Here are a couple approaches to specify the locking, which includes, I
think, what you suggest:

  3.  An extra parameter to EXECUTE SCRIPT is a quoted comma-separated
      list of the IDs (as in sl_table.tab_id) of tables to be locked.

      execute script (set id=1, filename='/tmp/ddl-script.sql',
                      event node=3, tables to lock='1,2,17,29,35');

      While this is somewhat nice in the sense that we can validate (and
      raise errors, if invalid) that the tables being locked are
      legitimate ones, the table IDs aren't the most obvious thing in
      the world to look up.

  4.  An extra parameter to EXECUTE SCRIPT indicates the filename of
      a file containing the LOCK TABLE requests.

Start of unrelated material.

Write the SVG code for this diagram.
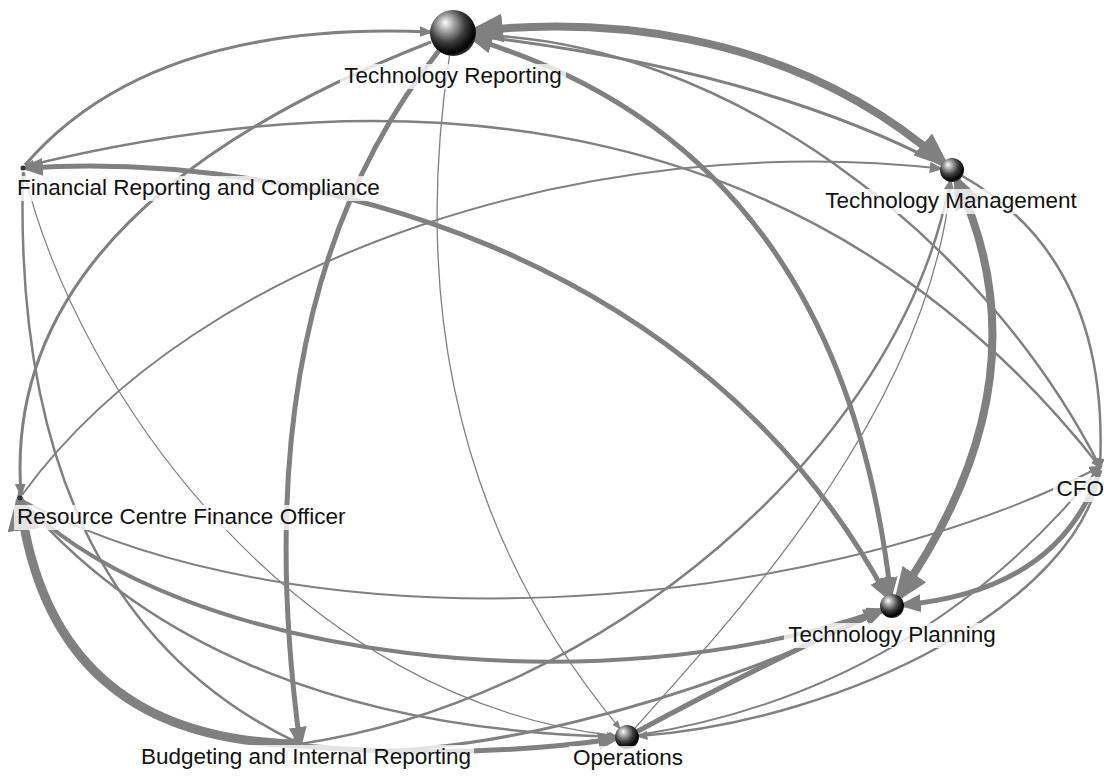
<svg xmlns="http://www.w3.org/2000/svg" width="1104" height="778" viewBox="0 0 1104 778">
<style>
.e{fill:none;stroke:#808080;marker-end:url(#ah)}
.t{fill:none;stroke:#808080;marker-end:url(#ahs)}
.b{marker-start:url(#ah)}
.lb{fill:#ffffff;fill-opacity:0.78}
.lt{font-family:"Liberation Sans",Arial,sans-serif;font-size:22.5px;fill:#111111}
</style>
<defs>
<marker id="ah" viewBox="0 0 10 8" refX="7.5" refY="4" markerWidth="4.5" markerHeight="3.6" markerUnits="strokeWidth" orient="auto-start-reverse"><path d="M0,0 L10,4 L0,8 z" fill="#808080"/></marker>
<marker id="ahs" viewBox="0 0 10 8" refX="7.5" refY="4" markerWidth="7" markerHeight="5.5" markerUnits="strokeWidth" orient="auto-start-reverse"><path d="M0,0 L10,4 L0,8 z" fill="#808080"/></marker>
<radialGradient id="sph" cx="0.4" cy="0.35" r="0.65" fx="0.33" fy="0.27">
<stop offset="0" stop-color="#ffffff"/>
<stop offset="0.22" stop-color="#b5b5b5"/>
<stop offset="0.6" stop-color="#3c3c3c"/>
<stop offset="0.92" stop-color="#000000"/>
<stop offset="1" stop-color="#2a2a2a"/>
</radialGradient>
</defs>
<rect width="1104" height="778" fill="#ffffff"/>
<g id="connectors">
<path class="e b" stroke-width="8" d="M475.9,30.7 C580,20 780,20 943,162.1"/>
<path class="e b" stroke-width="5" d="M475,39.7 Q840,150 890.6,594.1"/>
<path class="e" stroke-width="5" d="M438.7,51 Q240,300 300,744"/>
<path class="t" stroke-width="1.3" d="M449.5,55.7 C420,250 430,500 619.3,727.8"/>
<path class="e" stroke-width="3" d="M431,42 Q0,210 21,494"/>
<path class="e" stroke-width="3" d="M25,165 Q150,20 430,32"/>
<path class="e b" stroke-width="5" d="M26,168 C300,150 700,250 886.3,595.4"/>
<path class="e b" stroke-width="2.5" d="M26,166 C420,70 820,110 1100,467"/>
<path class="t" stroke-width="2" d="M22,495 C200,250 600,130 940.1,168.6"/>
<path class="t" stroke-width="1.2" d="M24,172 C80,400 300,700 615,735.7"/>
<path class="e" stroke-width="2.5" d="M23,172 C15,450 100,650 300,744"/>
<path class="e" stroke-width="9" d="M300,744 Q50,740 20,500"/>
<path class="e" stroke-width="2.5" d="M22,500 C150,650 350,730 615,736.7"/>
<path class="e" stroke-width="4" d="M22,502 C180,660 600,710 880.7,610"/>
<path class="t" stroke-width="2" d="M22,500 C300,650 800,620 1100,467"/>
<path class="e" stroke-width="2.5" d="M300,744 C600,700 900,450 949.8,181.8"/>
<path class="t" stroke-width="1.3" d="M635,728 C750,600 930,400 950.9,181.9"/>
<path class="e b" stroke-width="8" d="M957.1,180.9 Q1050,380 898.9,596.2"/>
<path class="e" stroke-width="5" d="M1100,470 Q1060,590 903.9,604.9"/>
<path class="e" stroke-width="5" d="M637.6,731.3 Q770,660 881,610.9"/>
<path class="e" stroke-width="5" d="M303,746 Q470,760 615.1,738.7"/>
<path class="e" stroke-width="3" d="M300,746 C450,770 700,700 881.2,611.3"/>
<path class="e" stroke-width="2.5" d="M1100,470 C1080,600 850,720 639,736.1"/>
<path class="t" stroke-width="2" d="M638.8,735.1 Q920,690 1100,467"/>
<path class="e" stroke-width="3" d="M941.5,164.5 Q760,70 476,36"/>
<path class="e" stroke-width="2.5" d="M476,35 C720,40 980,230 1100,467"/>
<path class="e" stroke-width="2.5" d="M962.4,176 Q1110,260 1100,467"/>
</g>
<g id="node-technology-reporting">
<circle cx="453" cy="33" r="23" fill="url(#sph)"/>
<rect class="lb" x="340" y="64" width="226" height="25"/>
<text class="lt" x="453" y="83" text-anchor="middle">Technology Reporting</text>
</g>
<g id="node-technology-management">
<circle cx="952" cy="170" r="12" fill="url(#sph)"/>
<rect class="lb" x="822" y="189" width="260" height="25"/>
<text class="lt" x="951" y="208" text-anchor="middle">Technology Management</text>
</g>
<g id="node-financial-reporting">
<circle cx="23" cy="168" r="2.5" fill="#333333"/>
<rect class="lb" x="14" y="176" width="370" height="25"/>
<text class="lt" x="17" y="195">Financial Reporting and Compliance</text>
</g>
<g id="node-resource-centre">
<circle cx="20" cy="498" r="2.5" fill="#333333"/>
<rect class="lb" x="14" y="505" width="336" height="25"/>
<text class="lt" x="17" y="524">Resource Centre Finance Officer</text>
</g>
<g id="node-cfo">
<rect class="lb" x="1053" y="477" width="51" height="25"/>
<text class="lt" x="1104" y="496" text-anchor="end">CFO</text>
</g>
<g id="node-technology-planning">
<circle cx="892" cy="606" r="12" fill="url(#sph)"/>
<rect class="lb" x="784" y="623" width="216" height="25"/>
<text class="lt" x="892" y="642" text-anchor="middle">Technology Planning</text>
</g>
<g id="node-operations">
<circle cx="627" cy="737" r="12" fill="url(#sph)"/>
<rect class="lb" x="569" y="746" width="118" height="25"/>
<text class="lt" x="628" y="765" text-anchor="middle">Operations</text>
</g>
<g id="node-budgeting">
<rect class="lb" x="138" y="745" width="336" height="25"/>
<text class="lt" x="306" y="764" text-anchor="middle">Budgeting and Internal Reporting</text>
</g>
</svg>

      execute script (set id=1, filename='/tmp/ddl-script.sql', 
                      event node=3, lockfile='/tmp/locks.sql');

      I think this is more or less what you're suggesting, and it seems
      fine to me.  

I think I like "#4" the best of any of the options, thus far.  I'm not
sure Jan/Steve have seen them, so it's premature to treat it as
"decided."

>> Thus:
>>
>>   - If you're a smart DBA, who knows what tables need to be locked, you
>>     can specify them, as in case #1, leaving other tables unlocked, so
>>     concurrent updates can continue unabated.
>>
>>   - If you didn't know what to lock, and didn't bother lock anything,
>>     Slony-I protects the data from error by automatically demanding locks
>>     on all the tables.
>>
>> I'd be uncomfortable with the default being to "lock nothing," which
>> *could* be an option #3.
>
> Agreed - default of lock nothing is really bad and will end up with
> lots of people breaking their replication sets.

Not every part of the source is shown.